ENTRIES SHOWN
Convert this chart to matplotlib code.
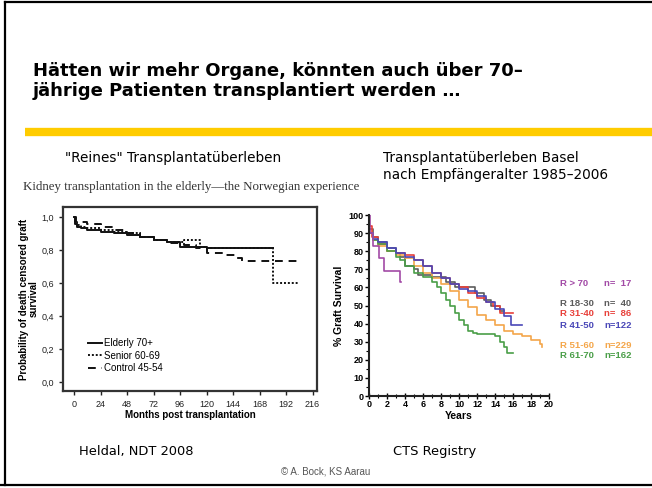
import matplotlib.pyplot as plt
import matplotlib.lines as mlines
import numpy as np

# --- data -------------------------------------------------------------
# left chart (Heldal, NDT 2008): months, survival probability
elderly_t = [0, 1, 3, 6, 12, 24, 36, 48, 60, 72, 84, 96, 108, 120, 180]
elderly_s = [1.0, 0.96, 0.94, 0.93, 0.92, 0.91, 0.90, 0.89, 0.88, 0.86, 0.85, 0.82, 0.82, 0.81, 0.81]
senior_t = [0, 1, 3, 6, 12, 24, 36, 48, 60, 72, 84, 100, 114, 120, 180, 203]
senior_s = [1.0, 0.97, 0.95, 0.94, 0.93, 0.92, 0.91, 0.90, 0.88, 0.86, 0.85, 0.86, 0.82, 0.81, 0.60, 0.60]
control_t = [0, 2, 12, 24, 36, 48, 60, 72, 84, 100, 110, 120, 135, 148, 152, 203]
control_s = [1.0, 0.97, 0.96, 0.94, 0.92, 0.90, 0.88, 0.86, 0.84, 0.83, 0.81, 0.78, 0.77, 0.75, 0.73, 0.73]
left_labels = ["Elderly 70+", "Senior 60-69", "Control 45-54"]

# right chart (CTS Registry Basel): years, % graft survival
r70_t = [0, 0.15, 0.43, 1.14, 1.68, 3.46, 3.57]
r70_s = [100, 90, 83, 76, 69, 63, 63]
r18_t = [0, 0.5, 1, 2, 3, 3.5, 4, 5, 5.5, 7, 8.6, 9.5, 11.8, 12.8, 13.5, 14.5, 15]
r18_s = [92, 88, 85, 82, 79, 77, 72, 70, 67, 66, 63, 60, 57, 53, 50, 47, 47]
r31_t = [0, 0.3, 1, 2, 3, 4, 5, 6, 7, 8, 9, 10, 11, 12, 13, 13.8, 14.5, 16]
r31_s = [94, 88, 84, 80, 79, 78, 75, 72, 68, 65, 62, 60, 57, 54, 52, 50, 46, 46]
r41_t = [0, 0.5, 1, 2, 3, 4, 5, 6, 7, 8, 9, 10, 11, 12, 13, 14, 15, 15.8, 17]
r41_s = [90, 87, 85, 82, 79, 77, 75, 72, 68, 65, 62, 59, 58, 55, 52, 48, 44, 39, 39]
r51_t = [0, 0.5, 1, 2, 3, 4, 5, 6, 7, 8, 9, 10, 11, 12, 13, 14, 15, 16, 17, 18, 19, 19.2]
r51_s = [90, 86, 83, 80, 78, 76, 72, 68, 65, 62, 58, 53, 49, 45, 42, 39, 36, 34, 33, 31, 29, 27]
r61_t = [0, 0.5, 1, 2, 3, 3.5, 4, 5, 6, 7, 7.5, 8, 8.5, 9, 9.5, 10, 10.5, 11, 11.5, 12, 13, 14, 14.5, 15, 15.3, 16]
r61_s = [90, 86, 84, 80, 77, 75, 72, 68, 66, 63, 60, 57, 53, 50, 46, 42, 39, 36, 35, 34, 34, 33, 30, 27, 24, 24]
right_groups = ["R > 70", "R 18-30", "R 31-40", "R 41-50", "R 51-60", "R 61-70"]
right_n = ["n=  17", "n=  40", "n=  86", "n=122", "n=229", "n=162"]
right_colors = ["#a24aa6", "#5c5c5c", "#e8403a", "#4a48b8", "#f4a64a", "#4a9e48"]

W, H = 652, 488
def fx(x):
    return x / W
def fy(y):
    return 1 - y / H

fig = plt.figure(figsize=(6.52, 4.88), dpi=100)

# slide frame
fig.add_artist(mlines.Line2D([fx(5), fx(5)], [fy(2), fy(485)], color="black", lw=1.6))
fig.add_artist(mlines.Line2D([fx(5), 1], [fy(2), fy(2)], color="black", lw=1.6))
fig.add_artist(mlines.Line2D([0, 1], [fy(485), fy(485)], color="black", lw=1.6))
fig.add_artist(mlines.Line2D([fx(25), 1], [fy(132), fy(132)], color="#ffcc00", lw=6, solid_capstyle="butt"))

fig.text(fx(33), fy(81), "Hätten wir mehr Organe, könnten auch über 70–\njährige Patienten transplantiert werden …",
         fontsize=13, fontweight="bold", va="center", ha="left", linespacing=1.12)

fig.text(fx(65), fy(158), "\"Reines\" Transplantatüberleben", fontsize=9.8, va="center")
fig.text(fx(383), fy(158), "Transplantatüberleben Basel", fontsize=9.8, va="center")
fig.text(fx(383), fy(175), "nach Empfängeralter 1985–2006", fontsize=9.8, va="center")
fig.text(fx(23), fy(187), "Kidney transplantation in the elderly—the Norwegian experience",
         fontsize=9.3, family="Liberation Serif", color="#333333", va="center")

fig.text(fx(79), fy(452), "Heldal, NDT 2008", fontsize=9.4, va="center")
fig.text(fx(393), fy(452), "CTS Registry", fontsize=9.4, va="center")
fig.text(fx(326), fy(472), "© A. Bock, KS Aarau", fontsize=7, family="Liberation Sans",
         color="#555555", ha="center", va="center")

# --- left chart -------------------------------------------------------
ax1 = fig.add_axes([fx(63), fy(391), fx(317) - fx(63), fy(207) - fy(391)])
ax1.step(elderly_t, elderly_s, where="post", color="#111111", lw=1.4, ls="-", label=left_labels[0])
ax1.step(senior_t, senior_s, where="post", color="#111111", lw=1.4, ls=(0, (1, 1)), label=left_labels[1])
ax1.step(control_t, control_s, where="post", color="#111111", lw=1.4, ls=(0, (4, 3)), label=left_labels[2])
ax1.set_xlim(-10, 220)
ax1.set_ylim(-0.055, 1.06)
ax1.set_xticks(np.arange(0, 217, 24))
ax1.set_yticks(np.arange(0, 1.01, 0.2))
ax1.set_yticklabels([f"{v:.1f}".replace(".", ",") for v in np.arange(0, 1.01, 0.2)])
for sp in ax1.spines.values():
    sp.set_linewidth(1.6)
    sp.set_color("#333333")
ax1.tick_params(labelsize=6.5, length=3, width=1, colors="#222222")
for lab in ax1.get_xticklabels() + ax1.get_yticklabels():
    lab.set_family("Liberation Sans")
ax1.set_xlabel("Months post transplantation", fontsize=7, fontweight="bold", family="Liberation Sans", labelpad=1)
ax1.set_ylabel("Probability of death censored graft\nsurvival", fontsize=7, fontweight="bold",
               family="Liberation Sans", labelpad=2, linespacing=0.9)
ax1.legend(loc="lower left", bbox_to_anchor=(0.08, 0.07), frameon=False,
           prop={"family": "Liberation Sans", "size": 7}, handlelength=1.4, handletextpad=0.2,
           labelspacing=0.25, borderpad=0)

# --- right chart ------------------------------------------------------
ax2 = fig.add_axes([fx(369), fy(396), fx(549) - fx(369), fy(215) - fy(396)])
series = [(r70_t, r70_s), (r18_t, r18_s), (r31_t, r31_s), (r41_t, r41_s), (r51_t, r51_s), (r61_t, r61_s)]
order = [1, 2, 4, 5, 3, 0]
for i in order:
    t, s = series[i]
    ax2.step(t, s, where="post", color=right_colors[i], lw=1.2)
ax2.set_xlim(0, 20)
ax2.set_ylim(0, 100)
ax2.set_xticks(np.arange(0, 21, 2))
ax2.set_xticks(np.arange(0, 21, 1), minor=True)
ax2.set_yticks(np.arange(0, 101, 10))
ax2.set_yticks(np.arange(0, 101, 5), minor=True)
ax2.spines["top"].set_visible(False)
ax2.spines["right"].set_visible(False)
ax2.spines["left"].set_linewidth(1.5)
ax2.spines["bottom"].set_linewidth(1.5)
ax2.spines["left"].set_color("#222222")
ax2.spines["bottom"].set_color("#222222")
ax2.tick_params(axis="x", which="major", direction="inout", length=4, width=1, labelsize=6.5, pad=1)
ax2.tick_params(axis="x", which="minor", direction="inout", length=3, width=0.8)
ax2.tick_params(axis="y", which="major", direction="out", length=3, width=1, labelsize=6.5, pad=1)
ax2.tick_params(axis="y", which="minor", direction="out", length=2, width=0.8)
for lab in ax2.get_xticklabels() + ax2.get_yticklabels():
    lab.set_family("Liberation Sans")
    lab.set_fontweight("bold")
ax2.set_xlabel("Years", fontsize=7.5, fontweight="bold", family="Liberation Sans", labelpad=1)
ax2.set_ylabel("% Graft Survival", fontsize=7.5, fontweight="bold", family="Liberation Sans", labelpad=3)

legend_y = [283, 304, 314, 325, 346, 355]
for i in range(len(right_groups)):
    fig.text(fx(560), fy(legend_y[i]), right_groups[i], color=right_colors[i], fontsize=6.8,
             family="Liberation Sans", fontweight="bold", va="center")
    fig.text(fx(604), fy(legend_y[i]), right_n[i], color=right_colors[i], fontsize=6.8,
             family="Liberation Sans", fontweight="bold", va="center")

fig.savefig("out.png", dpi=100)
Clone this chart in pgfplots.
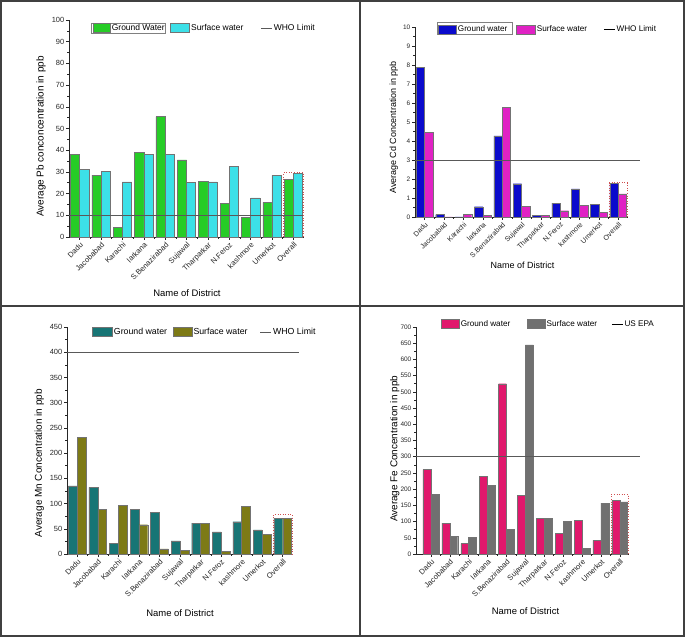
\documentclass[border=0pt]{standalone}
\usepackage{fontspec}
\setmainfont{Liberation Sans}
\usepackage{pgfplots}
\pgfplotsset{compat=1.18}

\definecolor{gG}{HTML}{26CC26}
\definecolor{gS}{HTML}{3CE0E8}
\definecolor{cG}{HTML}{0A0ACC}
\definecolor{cS}{HTML}{E022C4}
\definecolor{mG}{HTML}{177575}
\definecolor{mS}{HTML}{7D7A16}
\definecolor{fG}{HTML}{E0186C}
\definecolor{fS}{HTML}{707070}
\definecolor{boxred}{HTML}{D05050}

\pgfplotsset{
  barlegend/.style={legend image code/.code={\draw[##1] (0bp,-4.5bp) rectangle (#1,4.5bp);}},
  barlegend/.default=17bp,
  linelegend/.style={legend image code/.code={\draw[##1] (0bp,0bp) -- (11bp,0bp);}},
  nolegendline/.style={legend image code/.code={\path (0bp,0bp) -- (11bp,0bp);}},
  panel/.style={
    scale only axis, axis lines=left,
    axis line style={-, black!85, line width=0.6bp},
    tick align=outside, major tick length=3bp, minor tick length=1.6bp,
    every tick/.style={black!85, line width=0.5bp},
    xtick={0,...,10},
    xticklabels={Dadu,Jacobabad,Karachi,larkana,S.Benazirabad,Sujawal,Tharparkar,N.Feroz,kashmore,Umerkot,Overall},
    minor x tick num=1, minor y tick num=1,
    x tick label style={rotate=45, anchor=north east, font=\fontsize{7.6}{8.5}\selectfont, inner sep=1bp, text=black!85},
    y tick label style={font=\fontsize{7.5}{8.5}\selectfont, inner sep=1.5bp, text=black!85},
    /pgf/number format/assume math mode=true,
    ymin=0, clip=false,
    legend columns=3, legend cell align=left,
    legend style={draw=none, fill=none, inner sep=0pt, outer sep=0pt,
      font=\fontsize{8.5}{10}\selectfont, anchor=west,
      nodes={inner sep=1.5bp},
      /tikz/every even column/.append style={column sep=4bp}},
    every axis y label/.style={rotate=90, anchor=center, font=\fontsize{10}{12}\selectfont},
    every axis x label/.style={anchor=center, font=\fontsize{9.5}{11}\selectfont},
  },
  gbar/.style={ybar, bar width=0.43, bar shift=-0.215, draw=black!55, line width=0.4bp},
  sbar/.style={ybar, bar width=0.43, bar shift=0.215, draw=black!55, line width=0.4bp},
  box/.style={forget plot, sharp plot, dotted, draw=boxred, line width=0.6bp},
  limit/.style={sharp plot, draw=black!65, line width=0.5bp, linelegend},
}

\begin{document}
\begin{tikzpicture}
\useasboundingbox (0,0) rectangle (685bp,637bp);
\draw[black!75, line width=1.2bp] (1bp,1bp) rectangle (684bp,636bp);
\draw[black!75, line width=1.2bp] (360bp,1bp) -- (360bp,636bp);
\draw[black!75, line width=1.2bp] (1bp,331bp) -- (684bp,331bp);
% frames around the first legend entries
\draw[black!50, line width=0.5bp] (91bp,604bp) rectangle (165bp,614bp);
\draw[black!50, line width=0.5bp] (437bp,602.5bp) rectangle (512bp,614.5bp);

% ---------- Pb ----------
\begin{axis}[panel, at={(69bp,400bp)}, anchor=south west,
  width=235bp, height=217bp, xmin=-0.5, xmax=10.5, ymax=100,
  ytick={0,10,...,100},
  ylabel={Average Pb conconcentration in ppb},
  ylabel style={at={(axis description cs:-0.119,0.463)}},
  xlabel={Name of District},
  xlabel style={at={(axis description cs:0.502,-0.257)}},
  legend style={at={(axis description cs:0.102,0.963)}}]
\addplot[gbar, fill=gG, barlegend] coordinates {(0,38) (1,28.5) (2,4.5) (3,39) (4,55.5) (5,35.5) (6,25.5) (7,15.5) (8,9) (9,16) (10,26.7)};
\addlegendentry{Ground Water}
\addplot[sbar, fill=gS, barlegend=19bp] coordinates {(0,31.3) (1,30.2) (2,25.4) (3,38.2) (4,38) (5,25.1) (6,25.4) (7,32.4) (8,18) (9,28.4) (10,29.3)};
\addlegendentry{Surface water\rule{12bp}{0pt}}
\addplot[limit] coordinates {(-0.5,10) (10.5,10)};
\addlegendentry{WHO Limit}
\addplot[box] coordinates {(9.54,0) (9.54,29.8) (10.46,29.8) (10.46,0)};
\end{axis}

% ---------- Cd ----------
\begin{axis}[panel, at={(415bp,420bp)}, anchor=south west,
  width=213bp, height=190bp, xmin=-0.5, xmax=10.5, ymax=10,
  ytick={0,1,...,10},
  y tick label style={font=\fontsize{6.5}{7.5}\selectfont},
  x tick label style={font=\fontsize{7.1}{8}\selectfont},
  ylabel={Average Cd Concentration in ppb},
  ylabel style={at={(axis description cs:-0.099,0.471)}, font=\fontsize{9}{11}\selectfont},
  xlabel={Name of District},
  xlabel style={at={(axis description cs:0.505,-0.256)}, font=\fontsize{9}{11}\selectfont},
  legend style={at={(axis description cs:0.108,0.987)}, font=\fontsize{8.2}{10}\selectfont}]
\addplot[gbar, fill=cG, barlegend=18bp] coordinates {(0,7.88) (1,0.13) (2,0) (3,0.54) (4,4.27) (5,1.75) (6,0.08) (7,0.73) (8,1.48) (9,0.67) (10,1.76)};
\addlegendentry{Ground water\rule{3bp}{0pt}}
\addplot[sbar, fill=cS, barlegend=19bp] coordinates {(0,4.47) (1,0) (2,0.14) (3,0.07) (4,5.78) (5,0.56) (6,0.09) (7,0.33) (8,0.6) (9,0.25) (10,1.22)};
\addlegendentry{Surface water\rule{11bp}{0pt}}
\addplot[limit, forget plot] coordinates {(-0.5,3) (11.1,3)};
\addlegendimage{nolegendline}
\addlegendentry{WHO Limit}
\addplot[box] coordinates {(9.54,0) (9.54,1.8) (10.46,1.8) (10.46,0)};
\end{axis}

% ---------- Mn ----------
\begin{axis}[panel, at={(67bp,83bp)}, anchor=south west,
  width=226bp, height=227bp, xmin=-0.5, xmax=10.5, ymax=450,
  ytick={0,50,...,450},
  ylabel={Average Mn Concentration in ppb},
  ylabel style={at={(axis description cs:-0.123,0.40)}},
  xlabel={Name of District},
  xlabel style={at={(axis description cs:0.50,-0.26)}},
  legend style={at={(axis description cs:0.111,0.978)}, font=\fontsize{8.8}{10}\selectfont}]
\addplot[gbar, fill=mG, barlegend=20bp] coordinates {(0,135) (1,132) (2,21) (3,88) (4,83) (5,26) (6,61) (7,44) (8,64) (9,48) (10,71)};
\addlegendentry{Ground water}
\addplot[sbar, fill=mS, barlegend=19bp] coordinates {(0,231) (1,89) (2,97) (3,58) (4,10) (5,7) (6,61) (7,5) (8,94) (9,39) (10,70)};
\addlegendentry{Surface water\rule{7bp}{0pt}}
\addplot[limit] coordinates {(-0.5,400) (10.78,400)};
\addlegendentry{WHO Limit}
\addplot[box] coordinates {(9.54,0) (9.54,79) (10.46,79) (10.46,0)};
\end{axis}

% ---------- Fe ----------
\begin{axis}[panel, at={(416bp,83bp)}, anchor=south west,
  width=213bp, height=227bp, xmin=-0.79, xmax=10.49, ymax=700,
  ytick={0,50,...,700},
  y tick label style={font=\fontsize{6.5}{7.5}\selectfont},
  ylabel={Average Fe Concentration in ppb},
  ylabel style={at={(axis description cs:-0.099,0.463)}},
  xlabel={Name of District},
  xlabel style={at={(axis description cs:0.514,-0.253)}},
  legend style={at={(axis description cs:0.117,1.013)}, font=\fontsize{8.2}{10}\selectfont}]
\addplot[gbar, bar width=0.42, bar shift=-0.21, fill=fG, barlegend=18bp] coordinates {(0,260) (1,95) (2,32) (3,240) (4,525) (5,181) (6,111) (7,63) (8,104) (9,42) (10,166)};
\addlegendentry{Ground water\rule{11bp}{0pt}}
\addplot[sbar, bar width=0.42, bar shift=0.21, fill=fS, barlegend=18bp] coordinates {(0,183) (1,55) (2,52) (3,211) (4,76) (5,645) (6,111) (7,101) (8,17) (9,157) (10,161)};
\addlegendentry{Surface water\rule{9bp}{0pt}}
\addplot[limit, forget plot] coordinates {(-0.79,300) (11.08,300)};
\addlegendimage{nolegendline}
\addlegendentry{US EPA}
\addplot[box] coordinates {(9.54,0) (9.54,183) (10.46,183) (10.46,0)};
\end{axis}
\end{tikzpicture}
\end{document}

GOAL OF THE EXERCISE
Pictures stay out. Print the data exactly, from its first line through the line containing "import numpy as np".

FINAL ANSWER
Convert this chart to matplotlib code.
import matplotlib.pyplot as plt
import matplotlib.lines as mlines
import numpy as np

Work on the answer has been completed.